Philippe Lambert, Le collectionneur de soupirs, Weyrich, Plumes du Coq, 180 pages.

A en juger d’après le titre et la photo de première de couverture, aurions-nous affaire à un remake littéraire du film de Bertrand Bonello : « L’Apollonide, souvenirs de la maison close » ? Qu’on se rassure, il n’en est rien, malgré quelques scènes de subtil « dévoilement », au demeurant fort bien dépeintes… C’est qu’on joue ici avec Eros et Thanatos : « en dehors du monde des étreintes, de la cyprine, et du sperme, je vivais presque exclusivement avec mes morts ».

Le récit s’ancre autour du personnage de Maud, la prostituée, éperdument aimée, qui le sera tout au long du récit, à qui on donne de l’argent (« un jour, tu tends une enveloppe de faux billets à une femme que tu aimes, ça prend moins d’une seconde, et tu es mort ! Enfin, tu ne vis plus, tu survis, tu collectionnes…. »),  mais il n’en sera pas toujours ainsi….

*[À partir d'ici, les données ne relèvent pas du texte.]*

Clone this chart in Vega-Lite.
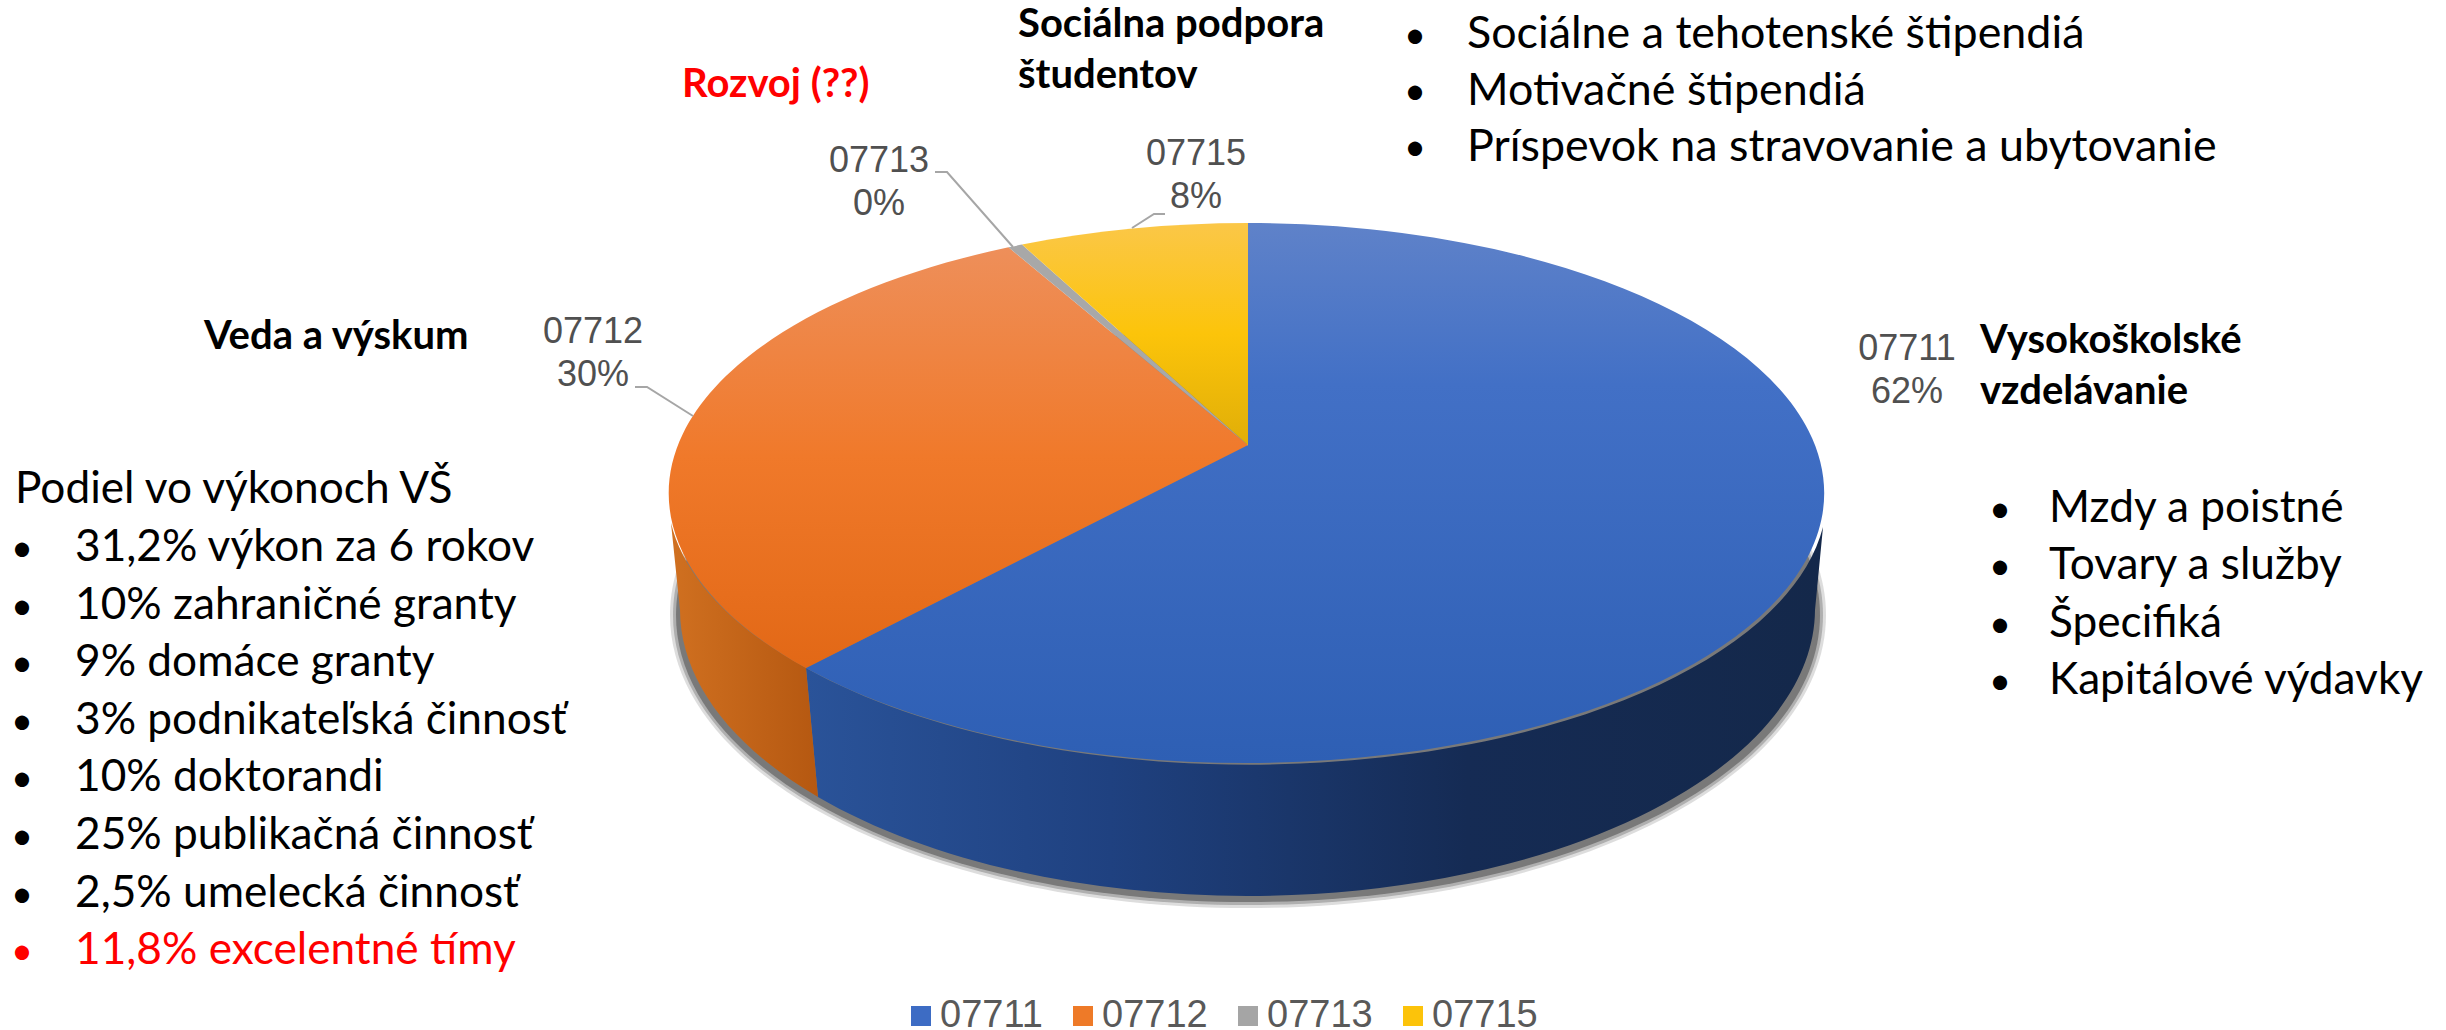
{
"$schema":"https://vega.github.io/schema/vega-lite/v6.json",
"width":2446,"height":1030,"padding":0,"autosize":{"type":"none"},
"background":"white",
"config":{"view":{"stroke":null}},
"datasets":{"slices":[
{"code":"07711","share":62,"label":"07711\n62%"},
{"code":"07712","share":30,"label":"07712\n30%"},
{"code":"07713","share":0,"label":"07713\n0%"},
{"code":"07715","share":8,"label":"07715\n8%"}
]},
"data":{"name":"slices"},
"encoding":{
"x":{"datum":1248,"type":"quantitative","scale":{"domain":[0,2446],"nice":false,"zero":false},"axis":null},
"y":{"datum":445,"type":"quantitative","scale":{"domain":[0,1030],"nice":false,"zero":false,"reverse":true},"axis":null}
},
"layer":[
{"data":{"values":[{"part":"shadow"}]},"mark":{"type":"point","filled":true,"size":4,"fill":"#444444","opacity":0.18,"strokeWidth":0,"shape":"M-578,170 A578,293 0 1 1 578,170 A578,293 0 1 1 -578,170 Z"}},
{"data":{"values":[{"part":"shadow"}]},"mark":{"type":"point","filled":true,"size":4,"fill":"#444444","opacity":0.3,"strokeWidth":0,"shape":"M-575,170 A575,290 0 1 1 575,170 A575,290 0 1 1 -575,170 Z"}},
{"data":{"values":[{"part":"shadow"}]},"mark":{"type":"point","filled":true,"size":4,"fill":"#444444","opacity":0.5,"strokeWidth":0,"shape":"M-572,170 A572,287 0 1 1 572,170 A572,287 0 1 1 -572,170 Z"}},
{"transform":[{"filter":"datum.code==='07711'"}],"mark":{"type":"point","filled":true,"size":4,"opacity":1,"strokeWidth":0,
 "fill":{"gradient":"linear","x1":0,"y1":0,"x2":1,"y2":0,"stops":[{"offset":0,"color":"#2a5399"},{"offset":0.3,"color":"#1f4180"},{"offset":0.65,"color":"#152b54"},{"offset":1,"color":"#14284a"}]},
 "shape":"M575,82 L567,165 A568,287 0 0 1 -430,352 L-442,223 A578,270 0 0 0 575,82 Z"}},
{"transform":[{"filter":"datum.code==='07712'"}],"mark":{"type":"point","filled":true,"size":4,"opacity":1,"strokeWidth":0,
 "fill":{"gradient":"linear","x1":0,"y1":0,"x2":1,"y2":0,"stops":[{"offset":0,"color":"#d07020"},{"offset":1,"color":"#b55811"}]},
 "shape":"M-577,78 L-568,165 A568,287 0 0 0 -430,352 L-442,223 A578,270 0 0 1 -577,78 Z"}},
{"mark":{"type":"point","filled":true,"size":4,"opacity":1,"strokeWidth":0,"shape":"square"},
 "encoding":{
  "color":{"field":"code","type":"nominal","scale":{"domain":["07711","07712","07713","07715"],"range":["#3d6cc4","#ee7a28","#a5a5a5","#fcc30a"]},
   "legend":{"title":null,"orient":"none","legendX":902,"legendY":997,"direction":"horizontal","columns":4,"symbolType":"square","symbolSize":400,"symbolStrokeWidth":0,"labelFont":"Liberation Sans","labelFontSize":38,"labelColor":"#595959","labelLimit":200,"columnPadding":21,"labelOffset":0,"symbolOpacity":1}}
 }},
{"transform":[{"filter":"datum.code==='07711'"}],"mark":{"type":"point","filled":true,"size":4,"opacity":1,"strokeWidth":0,"shape":"M0,0 L0,-222 A578,270 0 1 1 -442,223 Z",
 "fill":{"gradient":"linear","x1":0,"y1":0,"x2":0,"y2":1,"stops":[{"offset":0,"color":"#5f82c9"},{"offset":0.3,"color":"#4270c6"},{"offset":1,"color":"#2e5fb4"}]}}},
{"transform":[{"filter":"datum.code==='07712'"}],"mark":{"type":"point","filled":true,"size":4,"opacity":1,"strokeWidth":0,"shape":"M0,0 L-442,223 A578,270 0 0 1 -239.5,-197.7 Z",
 "fill":{"gradient":"linear","x1":0,"y1":0,"x2":0,"y2":1,"stops":[{"offset":0,"color":"#ee8f5a"},{"offset":0.5,"color":"#f0792a"},{"offset":1,"color":"#e26816"}]}}},
{"transform":[{"filter":"datum.code==='07713'"}],"mark":{"type":"point","filled":true,"size":4,"opacity":1,"strokeWidth":0,"fill":"#a8a8a8","shape":"M0,0 L-239.5,-197.7 A578,270 0 0 1 -226,-200.4 Z"}},
{"transform":[{"filter":"datum.code==='07715'"}],"mark":{"type":"point","filled":true,"size":4,"opacity":1,"strokeWidth":0,"shape":"M0,0 L-226,-200.4 A578,270 0 0 1 0,-222 Z",
 "fill":{"gradient":"linear","x1":0,"y1":0,"x2":0,"y2":1,"stops":[{"offset":0,"color":"#fbc748"},{"offset":0.5,"color":"#fcc40a"},{"offset":1,"color":"#e0ae08"}]}}},
{"transform":[{"filter":"datum.code==='07713'"}],"mark":{"type":"point","filled":false,"size":4,"opacity":1,"stroke":"#a6a6a6","strokeWidth":2,"shape":"M-313,-273 L-301,-273 L-235,-198"}},
{"transform":[{"filter":"datum.code==='07715'"}],"mark":{"type":"point","filled":false,"size":4,"opacity":1,"stroke":"#a6a6a6","strokeWidth":2,"shape":"M-83,-231 L-94,-231 L-116,-217"}},
{"transform":[{"filter":"datum.code==='07712'"}],"mark":{"type":"point","filled":false,"size":4,"opacity":1,"stroke":"#a6a6a6","strokeWidth":2,"shape":"M-613,-58 L-601,-58 L-555,-29"}},
{"transform":[{"filter":"datum.code==='07711'"}],"mark":{"type":"text","font":"Liberation Sans","fontSize":36,"color":"#505050","align":"center","baseline":"alphabetic","lineHeight":43,"lineBreak":"\n"},"encoding":{"text":{"field":"label"},"x":{"datum":1907,"type":"quantitative"},"y":{"datum":360,"type":"quantitative"}}},
{"transform":[{"filter":"datum.code==='07712'"}],"mark":{"type":"text","font":"Liberation Sans","fontSize":36,"color":"#505050","align":"center","baseline":"alphabetic","lineHeight":43,"lineBreak":"\n"},"encoding":{"text":{"field":"label"},"x":{"datum":593,"type":"quantitative"},"y":{"datum":343,"type":"quantitative"}}},
{"transform":[{"filter":"datum.code==='07713'"}],"mark":{"type":"text","font":"Liberation Sans","fontSize":36,"color":"#505050","align":"center","baseline":"alphabetic","lineHeight":43,"lineBreak":"\n"},"encoding":{"text":{"field":"label"},"x":{"datum":879,"type":"quantitative"},"y":{"datum":172,"type":"quantitative"}}},
{"transform":[{"filter":"datum.code==='07715'"}],"mark":{"type":"text","font":"Liberation Sans","fontSize":36,"color":"#505050","align":"center","baseline":"alphabetic","lineHeight":43,"lineBreak":"\n"},"encoding":{"text":{"field":"label"},"x":{"datum":1196,"type":"quantitative"},"y":{"datum":165,"type":"quantitative"}}},
{"data":{"values":[{"t":"Vysokoškolské\nvzdelávanie"}]},"mark":{"type":"text","font":"Lato","fontWeight":"bold","fontSize":40,"color":"#000000","align":"left","baseline":"alphabetic","lineHeight":51,"lineBreak":"\n"},"encoding":{"text":{"field":"t"},"x":{"datum":1980,"type":"quantitative"},"y":{"datum":353,"type":"quantitative"}}},
{"data":{"values":[{"t":"Veda a výskum"}]},"mark":{"type":"text","font":"Lato","fontWeight":"bold","fontSize":40,"color":"#000000","align":"left","baseline":"alphabetic"},"encoding":{"text":{"field":"t"},"x":{"datum":204,"type":"quantitative"},"y":{"datum":349,"type":"quantitative"}}},
{"data":{"values":[{"t":"Rozvoj (??)"}]},"mark":{"type":"text","font":"Lato","fontWeight":"bold","fontSize":40,"color":"#ff0000","align":"left","baseline":"alphabetic"},"encoding":{"text":{"field":"t"},"x":{"datum":682,"type":"quantitative"},"y":{"datum":97,"type":"quantitative"}}},
{"data":{"values":[{"t":"Sociálna podpora\nštudentov"}]},"mark":{"type":"text","font":"Lato","fontWeight":"bold","fontSize":40,"color":"#000000","align":"left","baseline":"alphabetic","lineHeight":51,"lineBreak":"\n"},"encoding":{"text":{"field":"t"},"x":{"datum":1018,"type":"quantitative"},"y":{"datum":37,"type":"quantitative"}}},
{"data":{"values":[{"t":"•\n•\n•"}]},"mark":{"type":"text","font":"Lato","fontSize":38,"color":"#000000","align":"left","baseline":"alphabetic","lineHeight":56,"lineBreak":"\n"},"encoding":{"text":{"field":"t"},"x":{"datum":1404,"type":"quantitative"},"y":{"datum":48,"type":"quantitative"}}},
{"data":{"values":[{"t":"Sociálne a tehotenské štipendiá\nMotivačné štipendiá\nPríspevok na stravovanie a ubytovanie"}]},"mark":{"type":"text","font":"Lato","fontSize":44.8,"color":"#000000","align":"left","baseline":"alphabetic","lineHeight":56.5,"lineBreak":"\n"},"encoding":{"text":{"field":"t"},"x":{"datum":1467,"type":"quantitative"},"y":{"datum":48,"type":"quantitative"}}},
{"data":{"values":[{"t":"•\n•\n•\n•"}]},"mark":{"type":"text","font":"Lato","fontSize":38,"color":"#000000","align":"left","baseline":"alphabetic","lineHeight":57.3,"lineBreak":"\n"},"encoding":{"text":{"field":"t"},"x":{"datum":1989,"type":"quantitative"},"y":{"datum":522,"type":"quantitative"}}},
{"data":{"values":[{"t":"Mzdy a poistné\nTovary a služby\nŠpecifiká\nKapitálové výdavky"}]},"mark":{"type":"text","font":"Lato","fontSize":44.2,"color":"#000000","align":"left","baseline":"alphabetic","lineHeight":57.3,"lineBreak":"\n"},"encoding":{"text":{"field":"t"},"x":{"datum":2049,"type":"quantitative"},"y":{"datum":522,"type":"quantitative"}}},
{"data":{"values":[{"t":"Podiel vo výkonoch VŠ"}]},"mark":{"type":"text","font":"Lato","fontSize":44.2,"color":"#000000","align":"left","baseline":"alphabetic"},"encoding":{"text":{"field":"t"},"x":{"datum":15,"type":"quantitative"},"y":{"datum":503,"type":"quantitative"}}},
{"data":{"values":[{"t":"•\n•\n•\n•\n•\n•\n•"}]},"mark":{"type":"text","font":"Lato","fontSize":38,"color":"#000000","align":"left","baseline":"alphabetic","lineHeight":57.6,"lineBreak":"\n"},"encoding":{"text":{"field":"t"},"x":{"datum":11,"type":"quantitative"},"y":{"datum":561,"type":"quantitative"}}},
{"data":{"values":[{"t":"31,2% výkon za 6 rokov\n10% zahraničné granty\n9% domáce granty\n3% podnikateľská činnosť\n10% doktorandi\n25% publikačná činnosť\n2,5% umelecká činnosť"}]},"mark":{"type":"text","font":"Lato","fontSize":44.2,"color":"#000000","align":"left","baseline":"alphabetic","lineHeight":57.6,"lineBreak":"\n"},"encoding":{"text":{"field":"t"},"x":{"datum":75,"type":"quantitative"},"y":{"datum":561,"type":"quantitative"}}},
{"data":{"values":[{"t":"•"}]},"mark":{"type":"text","font":"Lato","fontSize":38,"color":"#ff0000","align":"left","baseline":"alphabetic"},"encoding":{"text":{"field":"t"},"x":{"datum":11,"type":"quantitative"},"y":{"datum":964,"type":"quantitative"}}},
{"data":{"values":[{"t":"11,8% excelentné tímy"}]},"mark":{"type":"text","font":"Lato","fontSize":44.2,"color":"#ff0000","align":"left","baseline":"alphabetic"},"encoding":{"text":{"field":"t"},"x":{"datum":75,"type":"quantitative"},"y":{"datum":964,"type":"quantitative"}}}
]
}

Récit très émouvant et remarquablement mené où s’entremêlent les regards tournés vers le passé, les souvenirs de la seconde guerre mondiale, les voitures et motos, la présence lancinante du Congo, les multiples références au cinéma, aux films qui restent et à leurs dialogues, à Nankin, et j’en passe.  Et puis, ce  bistrot, le Mermoz,  dont on laisse au lecteur le plaisir de découvrir l’ambiance. On  est particulièrement bouleversés par les personnages du père et de la mère qui restent  présents durant tout le roman, et l’auteur nous donne de façon très simple, mais fort émouvante,  les récits de leur mort ( la mère : « …un filet jaunâtre et visqueux s’échappant de l’interstice de ses lèvres à peine entrouvertes…. » ; le père : « à l’infirmière de service : Quand est-ce que je pars d’ici ?…. »).

La fin est marquée par un renversement stupéfiant, avec l’apparition de Marie, la fille décédée du narrateur, et le personnage de Maud tel que celle-ci se dévoile à l’occasion de sa visite à l’hôpital psychiatrique où finit par se retrouver son amoureux transi.

On sait grès au romancier d’avoir réussi à harmoniser tant de thèmes différents, si riches, à nous livrer de la sorte un récit harmonieux. C’est un premier roman : c’est une réussite.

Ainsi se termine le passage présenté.